▶ **PROVIDED DATA**:
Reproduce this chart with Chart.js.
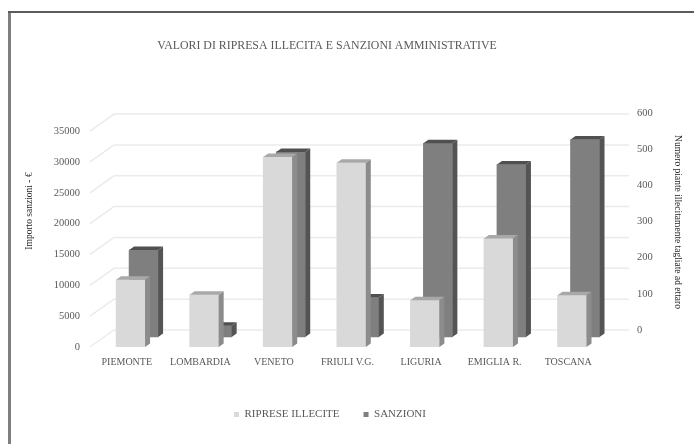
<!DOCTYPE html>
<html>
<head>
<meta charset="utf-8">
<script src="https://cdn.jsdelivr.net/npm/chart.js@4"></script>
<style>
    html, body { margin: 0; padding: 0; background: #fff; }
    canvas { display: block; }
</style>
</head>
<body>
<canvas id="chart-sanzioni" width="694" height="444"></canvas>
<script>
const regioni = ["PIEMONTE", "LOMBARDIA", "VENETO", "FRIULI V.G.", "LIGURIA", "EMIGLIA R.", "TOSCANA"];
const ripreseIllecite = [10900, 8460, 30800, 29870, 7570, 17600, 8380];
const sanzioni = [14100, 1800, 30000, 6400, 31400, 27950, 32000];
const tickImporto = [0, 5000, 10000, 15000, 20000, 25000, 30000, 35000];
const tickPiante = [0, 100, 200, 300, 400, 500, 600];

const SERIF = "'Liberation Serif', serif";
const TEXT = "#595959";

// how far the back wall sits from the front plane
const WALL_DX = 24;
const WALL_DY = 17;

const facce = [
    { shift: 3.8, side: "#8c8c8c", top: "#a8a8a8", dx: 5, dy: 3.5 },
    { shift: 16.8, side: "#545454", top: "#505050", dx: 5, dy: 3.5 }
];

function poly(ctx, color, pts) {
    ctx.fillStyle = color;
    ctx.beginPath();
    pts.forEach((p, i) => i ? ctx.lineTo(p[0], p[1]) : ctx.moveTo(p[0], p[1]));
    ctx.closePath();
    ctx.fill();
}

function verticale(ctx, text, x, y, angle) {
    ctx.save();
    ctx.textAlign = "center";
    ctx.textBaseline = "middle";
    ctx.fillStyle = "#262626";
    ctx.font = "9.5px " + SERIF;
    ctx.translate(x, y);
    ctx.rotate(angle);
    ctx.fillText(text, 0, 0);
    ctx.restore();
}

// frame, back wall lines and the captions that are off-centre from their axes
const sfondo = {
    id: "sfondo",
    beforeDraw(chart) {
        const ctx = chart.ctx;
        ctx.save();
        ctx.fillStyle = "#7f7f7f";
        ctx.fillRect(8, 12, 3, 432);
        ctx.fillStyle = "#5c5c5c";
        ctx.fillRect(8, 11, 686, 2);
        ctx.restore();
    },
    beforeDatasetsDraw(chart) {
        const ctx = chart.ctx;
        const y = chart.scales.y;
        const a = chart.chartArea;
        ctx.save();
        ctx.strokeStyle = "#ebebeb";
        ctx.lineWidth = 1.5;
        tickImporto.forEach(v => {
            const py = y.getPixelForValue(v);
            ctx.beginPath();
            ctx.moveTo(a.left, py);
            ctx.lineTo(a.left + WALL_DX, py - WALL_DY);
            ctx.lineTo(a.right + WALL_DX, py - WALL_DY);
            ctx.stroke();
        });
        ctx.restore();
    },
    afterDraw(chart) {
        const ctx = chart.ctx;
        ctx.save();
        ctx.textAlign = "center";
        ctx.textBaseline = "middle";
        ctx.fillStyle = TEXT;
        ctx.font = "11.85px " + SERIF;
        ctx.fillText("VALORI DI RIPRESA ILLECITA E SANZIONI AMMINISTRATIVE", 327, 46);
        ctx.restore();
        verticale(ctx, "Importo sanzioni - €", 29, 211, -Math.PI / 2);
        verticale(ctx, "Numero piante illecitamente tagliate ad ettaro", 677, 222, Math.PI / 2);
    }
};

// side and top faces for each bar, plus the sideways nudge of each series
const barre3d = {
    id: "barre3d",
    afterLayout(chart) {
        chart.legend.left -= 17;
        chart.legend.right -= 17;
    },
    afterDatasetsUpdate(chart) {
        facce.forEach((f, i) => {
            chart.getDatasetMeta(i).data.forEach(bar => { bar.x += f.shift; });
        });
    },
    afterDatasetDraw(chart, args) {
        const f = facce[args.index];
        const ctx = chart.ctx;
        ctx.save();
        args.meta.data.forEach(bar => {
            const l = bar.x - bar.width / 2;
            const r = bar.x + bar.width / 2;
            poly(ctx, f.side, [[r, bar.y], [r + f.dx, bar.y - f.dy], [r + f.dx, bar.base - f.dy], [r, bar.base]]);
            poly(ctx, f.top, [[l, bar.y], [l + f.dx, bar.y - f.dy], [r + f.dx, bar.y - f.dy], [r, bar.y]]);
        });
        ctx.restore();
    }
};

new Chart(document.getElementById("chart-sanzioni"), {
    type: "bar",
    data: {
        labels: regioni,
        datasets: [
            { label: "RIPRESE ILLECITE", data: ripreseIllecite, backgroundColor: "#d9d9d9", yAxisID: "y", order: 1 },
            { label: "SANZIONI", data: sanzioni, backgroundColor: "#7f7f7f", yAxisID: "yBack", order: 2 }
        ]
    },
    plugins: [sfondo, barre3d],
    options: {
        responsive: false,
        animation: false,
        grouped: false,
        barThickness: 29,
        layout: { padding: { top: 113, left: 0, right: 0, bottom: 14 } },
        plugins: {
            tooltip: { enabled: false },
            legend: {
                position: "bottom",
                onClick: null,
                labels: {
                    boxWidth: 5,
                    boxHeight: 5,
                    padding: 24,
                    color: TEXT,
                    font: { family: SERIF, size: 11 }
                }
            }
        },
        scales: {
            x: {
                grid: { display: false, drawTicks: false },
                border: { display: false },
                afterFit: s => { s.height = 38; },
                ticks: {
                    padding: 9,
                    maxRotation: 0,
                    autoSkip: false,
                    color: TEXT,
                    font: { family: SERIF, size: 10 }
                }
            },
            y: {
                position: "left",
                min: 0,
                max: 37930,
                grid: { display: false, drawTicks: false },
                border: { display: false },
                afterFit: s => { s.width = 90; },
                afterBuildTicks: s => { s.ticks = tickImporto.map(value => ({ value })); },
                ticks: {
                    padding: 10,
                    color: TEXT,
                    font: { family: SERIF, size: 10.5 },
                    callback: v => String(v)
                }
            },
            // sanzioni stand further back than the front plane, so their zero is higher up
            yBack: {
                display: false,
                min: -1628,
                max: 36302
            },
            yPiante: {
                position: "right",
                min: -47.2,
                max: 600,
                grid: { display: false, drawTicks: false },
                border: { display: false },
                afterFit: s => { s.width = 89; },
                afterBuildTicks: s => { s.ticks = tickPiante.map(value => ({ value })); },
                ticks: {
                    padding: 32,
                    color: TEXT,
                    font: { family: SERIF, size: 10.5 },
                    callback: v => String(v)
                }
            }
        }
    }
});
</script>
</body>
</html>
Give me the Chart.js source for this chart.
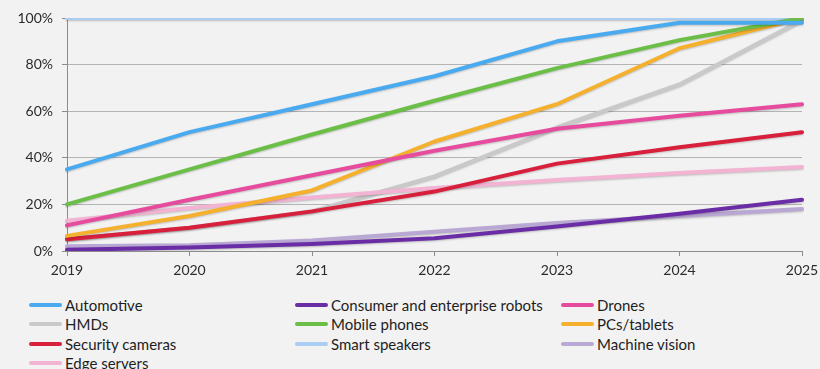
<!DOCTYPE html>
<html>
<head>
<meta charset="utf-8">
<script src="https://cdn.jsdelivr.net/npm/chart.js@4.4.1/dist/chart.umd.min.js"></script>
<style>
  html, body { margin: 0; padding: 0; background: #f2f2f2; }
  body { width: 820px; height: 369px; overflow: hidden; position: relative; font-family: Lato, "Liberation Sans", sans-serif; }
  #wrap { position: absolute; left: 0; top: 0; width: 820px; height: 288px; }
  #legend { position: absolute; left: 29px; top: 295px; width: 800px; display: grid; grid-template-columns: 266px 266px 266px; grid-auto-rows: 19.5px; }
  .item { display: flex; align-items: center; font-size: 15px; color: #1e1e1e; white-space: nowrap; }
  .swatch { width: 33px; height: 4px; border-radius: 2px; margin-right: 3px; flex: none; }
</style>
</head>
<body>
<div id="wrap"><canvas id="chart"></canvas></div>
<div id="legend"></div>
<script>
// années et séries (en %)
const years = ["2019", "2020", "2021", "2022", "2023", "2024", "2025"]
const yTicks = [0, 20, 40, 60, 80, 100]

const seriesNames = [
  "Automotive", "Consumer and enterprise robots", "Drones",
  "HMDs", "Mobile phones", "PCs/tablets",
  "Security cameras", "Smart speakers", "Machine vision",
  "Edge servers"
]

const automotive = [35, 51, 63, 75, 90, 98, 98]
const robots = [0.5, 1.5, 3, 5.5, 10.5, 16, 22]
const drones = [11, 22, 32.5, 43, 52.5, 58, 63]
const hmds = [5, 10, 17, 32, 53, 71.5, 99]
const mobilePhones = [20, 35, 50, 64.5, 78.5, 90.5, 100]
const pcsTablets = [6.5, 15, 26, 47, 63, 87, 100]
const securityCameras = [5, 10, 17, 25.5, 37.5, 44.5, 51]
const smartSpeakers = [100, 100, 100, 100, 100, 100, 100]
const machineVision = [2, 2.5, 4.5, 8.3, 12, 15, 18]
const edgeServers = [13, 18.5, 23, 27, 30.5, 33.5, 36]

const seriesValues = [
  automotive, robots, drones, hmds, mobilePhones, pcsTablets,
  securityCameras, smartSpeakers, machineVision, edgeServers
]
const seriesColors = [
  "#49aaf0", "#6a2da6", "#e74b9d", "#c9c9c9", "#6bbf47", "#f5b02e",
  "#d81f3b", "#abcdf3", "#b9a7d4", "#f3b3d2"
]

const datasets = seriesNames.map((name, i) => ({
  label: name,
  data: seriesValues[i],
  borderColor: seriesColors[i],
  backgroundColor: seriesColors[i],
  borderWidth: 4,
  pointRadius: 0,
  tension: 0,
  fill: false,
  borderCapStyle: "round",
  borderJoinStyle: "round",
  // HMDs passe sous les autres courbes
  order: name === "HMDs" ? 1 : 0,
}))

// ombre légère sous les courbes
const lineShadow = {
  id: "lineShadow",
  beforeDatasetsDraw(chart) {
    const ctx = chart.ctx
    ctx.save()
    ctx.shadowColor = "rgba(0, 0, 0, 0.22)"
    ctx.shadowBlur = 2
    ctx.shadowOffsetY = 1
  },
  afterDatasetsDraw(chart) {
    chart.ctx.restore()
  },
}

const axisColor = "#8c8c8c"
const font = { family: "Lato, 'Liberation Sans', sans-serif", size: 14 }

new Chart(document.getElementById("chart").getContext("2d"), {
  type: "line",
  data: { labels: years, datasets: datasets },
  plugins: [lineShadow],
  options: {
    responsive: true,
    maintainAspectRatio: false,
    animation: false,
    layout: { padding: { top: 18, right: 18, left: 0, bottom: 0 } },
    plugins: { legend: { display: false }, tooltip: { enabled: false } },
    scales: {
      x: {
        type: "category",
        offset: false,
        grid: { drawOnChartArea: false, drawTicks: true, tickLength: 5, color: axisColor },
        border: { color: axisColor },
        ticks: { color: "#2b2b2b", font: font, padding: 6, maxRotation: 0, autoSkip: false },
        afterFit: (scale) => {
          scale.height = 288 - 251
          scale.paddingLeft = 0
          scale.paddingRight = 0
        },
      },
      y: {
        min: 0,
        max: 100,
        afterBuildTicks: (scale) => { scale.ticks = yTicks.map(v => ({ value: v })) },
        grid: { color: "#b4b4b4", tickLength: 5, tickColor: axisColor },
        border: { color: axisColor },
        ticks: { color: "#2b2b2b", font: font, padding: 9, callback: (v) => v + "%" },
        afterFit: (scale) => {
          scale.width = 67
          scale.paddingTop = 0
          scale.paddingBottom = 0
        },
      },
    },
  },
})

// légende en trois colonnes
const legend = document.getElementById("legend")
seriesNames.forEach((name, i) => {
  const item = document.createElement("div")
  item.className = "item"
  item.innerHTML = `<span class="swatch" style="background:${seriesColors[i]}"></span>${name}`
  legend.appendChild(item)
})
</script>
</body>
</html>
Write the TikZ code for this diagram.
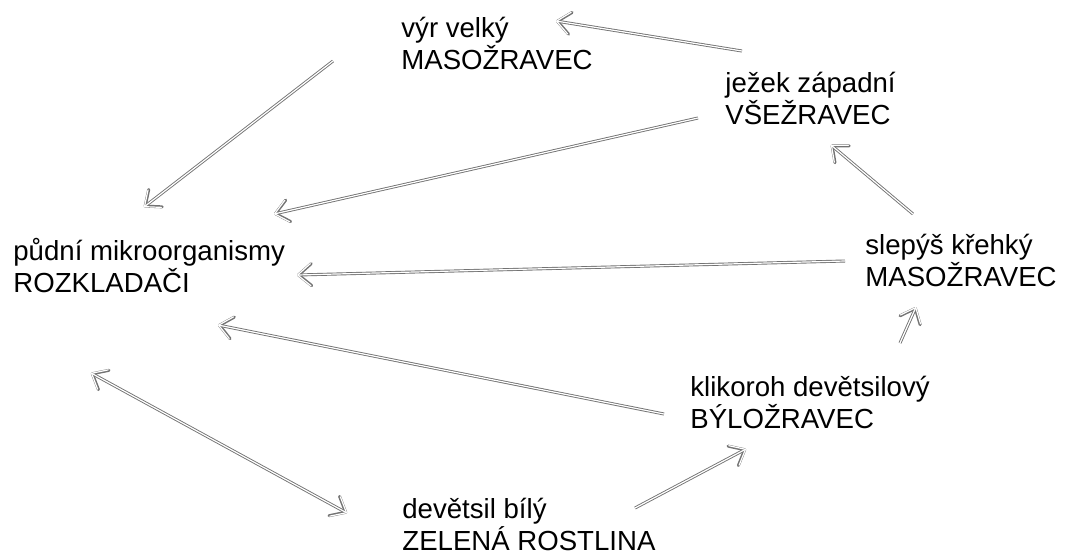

▶ **GOAL**: Report the number of lines in the listing above that include the word "this", and nothing else.

▶ **EXERCISE ANSWER**: 3